Building a Strengths Culture Requires Letting Go

In my last blog I wrote that Gallup research reveals American employees feel they spend only 12% of their time playing to their strengths, yet working from strengths is a pathway to human flourishing. Employees who find "flow," the perfect intersection between skill and challenge, are maximizing their performance. Building a strengths culture is a missed opportunity for most organizations.

Author, Marcus Buckingham, who is at the center of the strength's movement concedes that little progress has been made on the strengths front. The majority of American workers still believe that fixing their weaknesses is the key to success and few employers have adopted practices that embrace capitalizing on employee's strengths.

What stands in the way of this movement?

First, employees will only begin focusing on their strengths when they see that it is desired and embraced by their leaders. Leaders who let go of their focus on fixing the weaknesses of their direct reports and transform to a style where they fully understand and utilize each individual employee's unique gifts will notice that their employees transform. This requires a great deal of direct communication and coaching from the leader.

Second, the organization must let go of rigid human resource systems. The human resource systems that support a strengths-based culture are more flexible than the traditional systems most large businesses use. Most organizations have a list of desired competencies that each person is evaluated against and the "competency gap" is scrutinized.
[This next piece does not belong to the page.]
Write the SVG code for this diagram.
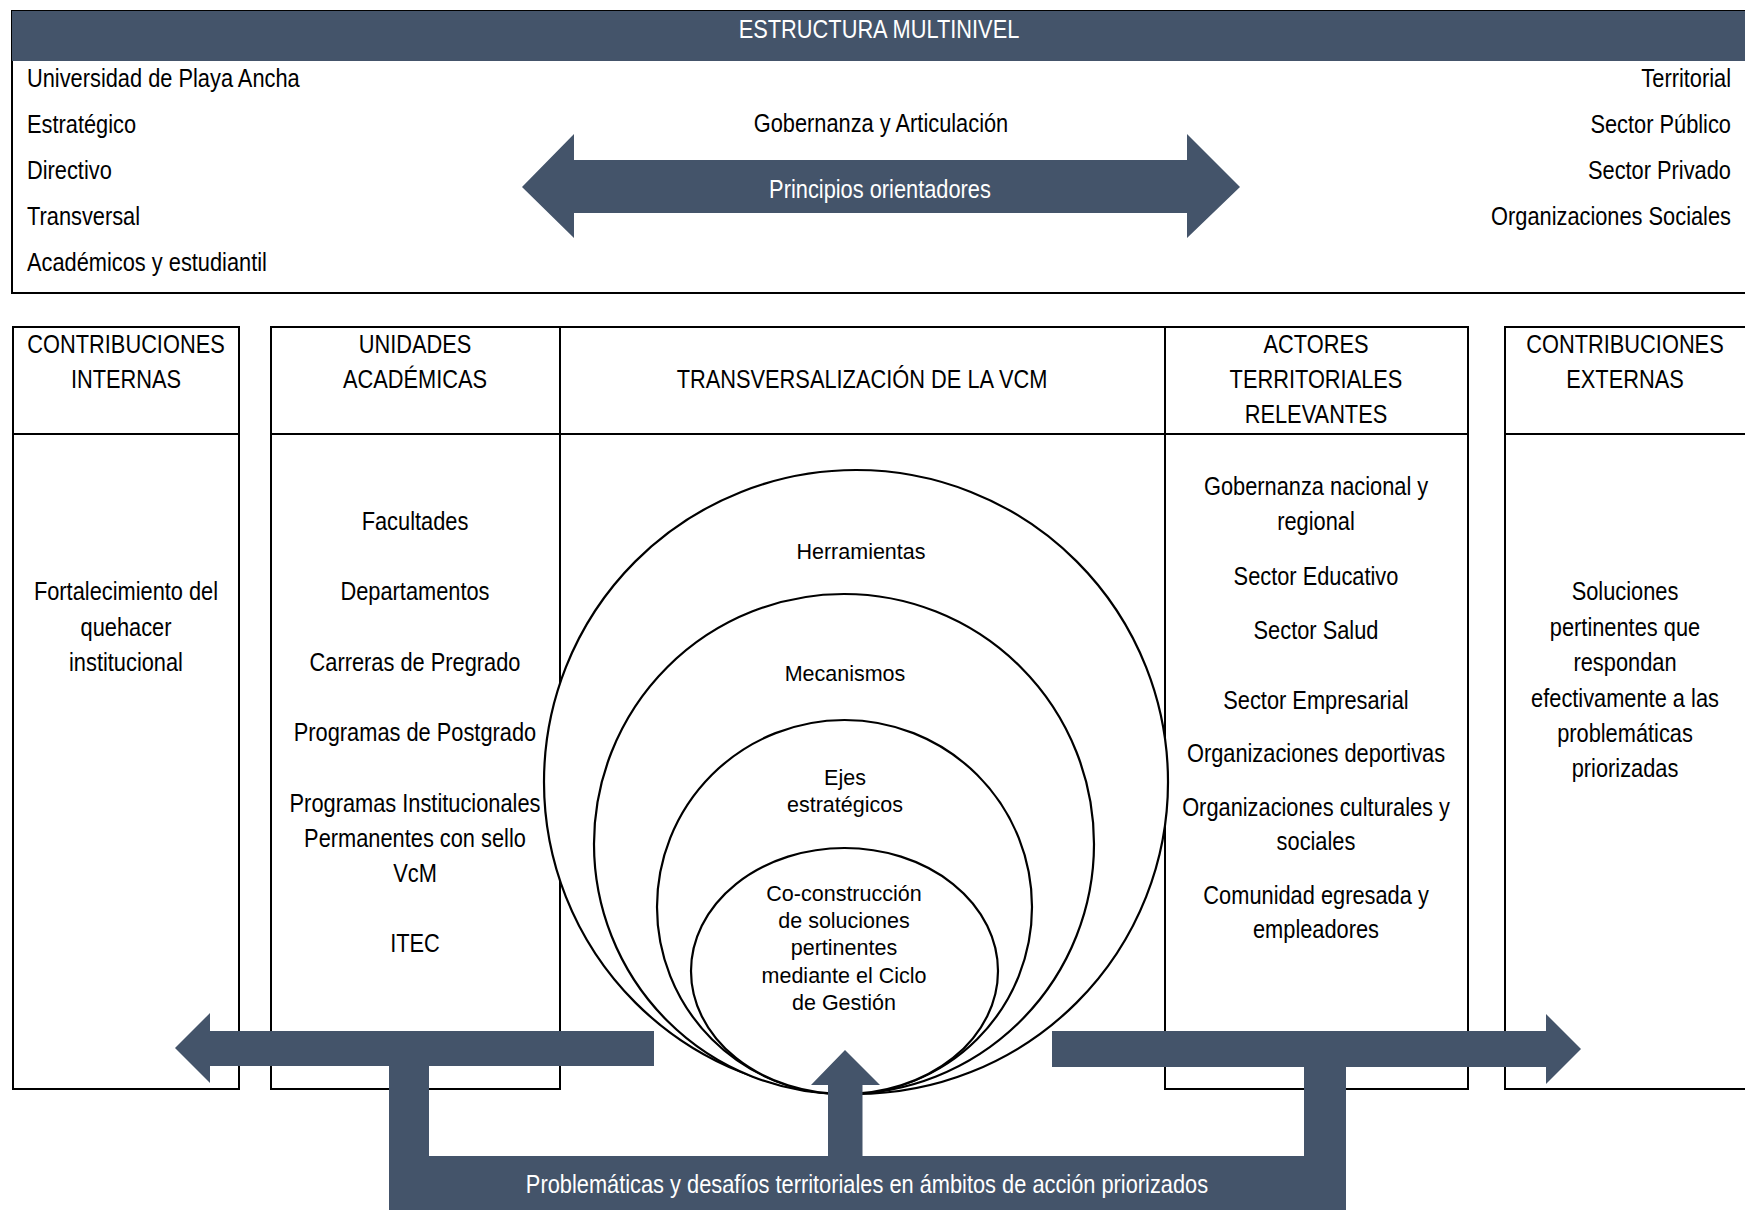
<svg xmlns="http://www.w3.org/2000/svg" width="1745" height="1210" viewBox="0 0 1745 1210">
<style>
.n{font-family:"Liberation Sans Narrow","Liberation Sans",Arial,sans-serif;font-size:26.6px;fill:#000;transform-box:fill-box;transform:scaleX(0.82);transform-origin:left center}
.w{fill:#fff}
.c{text-anchor:middle;transform-origin:center}
.r{text-anchor:end;transform-origin:right center}
.e{font-family:"Liberation Sans",Arial,sans-serif;font-size:21.5px;fill:#000;text-anchor:middle}
.box{fill:none;stroke:#000;stroke-width:2}
.ell{fill:#fff;stroke:#000;stroke-width:2.2}
.dk{fill:#44546A}
</style>
<rect x="0" y="0" width="1745" height="1210" fill="#fff"/>

<g id="estructura-multinivel">
<rect x="12" y="11" width="1740" height="282" class="box"/>
<rect x="12" y="11" width="1740" height="50" class="dk"/>
<text x="879" y="38" class="n w c">ESTRUCTURA MULTINIVEL</text>
<text x="27" y="87" class="n">Universidad de Playa Ancha</text>
<text x="27" y="133" class="n">Estratégico</text>
<text x="27" y="179" class="n">Directivo</text>
<text x="27" y="225" class="n">Transversal</text>
<text x="27" y="271" class="n">Académicos y estudiantil</text>
<text x="1731" y="87" class="n r">Territorial</text>
<text x="1731" y="133" class="n r">Sector Público</text>
<text x="1731" y="179" class="n r">Sector Privado</text>
<text x="1731" y="225" class="n r">Organizaciones Sociales</text>
<text x="881" y="132" class="n c">Gobernanza y Articulación</text>
</g>

<g id="principios-orientadores">
<polygon class="dk" points="522,187 574,134 574,160 1187,160 1187,134 1240,187 1187,238 1187,213 574,213 574,238"/>
<text x="880" y="198" class="n w c">Principios orientadores</text>
</g>

<g id="contribuciones-internas">
<rect x="13" y="327" width="226" height="762" class="box"/>
<line x1="13" y1="434" x2="239" y2="434" class="box"/>
<text x="126" y="353" class="n c">CONTRIBUCIONES</text>
<text x="126" y="388" class="n c">INTERNAS</text>
<text x="126" y="600" class="n c">Fortalecimiento del</text>
<text x="126" y="636" class="n c">quehacer</text>
<text x="126" y="671" class="n c">institucional</text>
</g>

<g id="unidades-academicas">
<rect x="271" y="327" width="289" height="762" class="box"/>
<line x1="271" y1="434" x2="560" y2="434" class="box"/>
<text x="415" y="353" class="n c">UNIDADES</text>
<text x="415" y="388" class="n c">ACADÉMICAS</text>
<text x="415" y="530" class="n c">Facultades</text>
<text x="415" y="600" class="n c">Departamentos</text>
<text x="415" y="671" class="n c">Carreras de Pregrado</text>
<text x="415" y="741" class="n c">Programas de Postgrado</text>
<text x="415" y="812" class="n c">Programas Institucionales</text>
<text x="415" y="847" class="n c">Permanentes con sello</text>
<text x="415" y="882" class="n c">VcM</text>
<text x="415" y="952" class="n c">ITEC</text>
</g>

<g id="actores-territoriales">
<rect x="1165" y="327" width="303" height="762" class="box"/>
<line x1="1165" y1="434" x2="1468" y2="434" class="box"/>
<text x="1316" y="353" class="n c">ACTORES</text>
<text x="1316" y="388" class="n c">TERRITORIALES</text>
<text x="1316" y="423" class="n c">RELEVANTES</text>
<text x="1316" y="495" class="n c">Gobernanza nacional y</text>
<text x="1316" y="530" class="n c">regional</text>
<text x="1316" y="585" class="n c">Sector Educativo</text>
<text x="1316" y="639" class="n c">Sector Salud</text>
<text x="1316" y="709" class="n c">Sector Empresarial</text>
<text x="1316" y="762" class="n c">Organizaciones deportivas</text>
<text x="1316" y="816" class="n c">Organizaciones culturales y</text>
<text x="1316" y="850" class="n c">sociales</text>
<text x="1316" y="904" class="n c">Comunidad egresada y</text>
<text x="1316" y="938" class="n c">empleadores</text>
</g>

<g id="transversalizacion">
<line x1="560" y1="327" x2="1165" y2="327" class="box"/>
<line x1="560" y1="434" x2="1165" y2="434" class="box"/>
<text x="862" y="388" class="n c">TRANSVERSALIZACIÓN DE LA VCM</text>
</g>

<g id="contribuciones-externas">
<rect x="1505" y="327" width="260" height="762" class="box"/>
<line x1="1505" y1="434" x2="1765" y2="434" class="box"/>
<text x="1625" y="353" class="n c">CONTRIBUCIONES</text>
<text x="1625" y="388" class="n c">EXTERNAS</text>
<text x="1625" y="600" class="n c">Soluciones</text>
<text x="1625" y="636" class="n c">pertinentes que</text>
<text x="1625" y="671" class="n c">respondan</text>
<text x="1625" y="707" class="n c">efectivamente a las</text>
<text x="1625" y="742" class="n c">problemáticas</text>
<text x="1625" y="777" class="n c">priorizadas</text>
</g>

<g id="herramientas">
<ellipse cx="856" cy="782" rx="312" ry="312" class="ell"/>
<text x="861" y="559" class="e">Herramientas</text>
</g>
<g id="mecanismos">
<ellipse cx="844" cy="844" rx="250" ry="250" class="ell"/>
<text x="845" y="681" class="e">Mecanismos</text>
</g>
<g id="ejes-estrategicos">
<ellipse cx="844.5" cy="907" rx="187.5" ry="187" class="ell"/>
<text x="845" y="785" class="e">Ejes</text>
<text x="845" y="812" class="e">estratégicos</text>
</g>
<g id="co-construccion">
<ellipse cx="844.5" cy="971" rx="153.5" ry="123" class="ell"/>
<text x="844" y="901" class="e">Co-construcción</text>
<text x="844" y="928" class="e">de soluciones</text>
<text x="844" y="955" class="e">pertinentes</text>
<text x="844" y="983" class="e">mediante el Ciclo</text>
<text x="844" y="1010" class="e">de Gestión</text>
</g>

<g id="connectors">
<polygon class="dk" points="175,1048 210,1013 210,1031 654,1031 654,1066 429,1066 429,1157 389,1157 389,1066 210,1066 210,1083"/>
<polygon class="dk" points="1581,1049 1546,1014 1546,1031 1052,1031 1052,1067 1304,1067 1304,1157 1346,1157 1346,1067 1546,1067 1546,1084"/>
<polygon class="dk" points="845,1050 880,1085 862.5,1085 862.5,1157 828,1157 828,1085 811,1085"/>
</g>

<g id="problematicas">
<rect x="389" y="1156" width="957" height="60" class="dk"/>
<text x="867" y="1193" class="n w c">Problemáticas y desafíos territoriales en ámbitos de acción priorizados</text>
</g>
</svg>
Of course, the "gap" provides plenty of fodder for annual performance evaluations, where employees develop action plans to close the gap - a deficit approach.

Finally, job description development and its linkage to compensation has become such a finely tuned machine, it leaves little room for flexibility, creativity and appreciating the distinct gifts of each individual contributor. Employees are asked to fulfill all aspects of a job because "it's in the job description."

The strengths movement calls for leaders who are prepared to coach and mentor their direct reports in a way that inspires the greatest use of each individual's strengths. This provides some unique opportunities for leaders to maximize the potential of their combined talent pool. When supported by human resource systems that provide flexibility and encourage a focus on the best each person has to offer, leaders will find the performance of individuals, departments and the organization flourishing.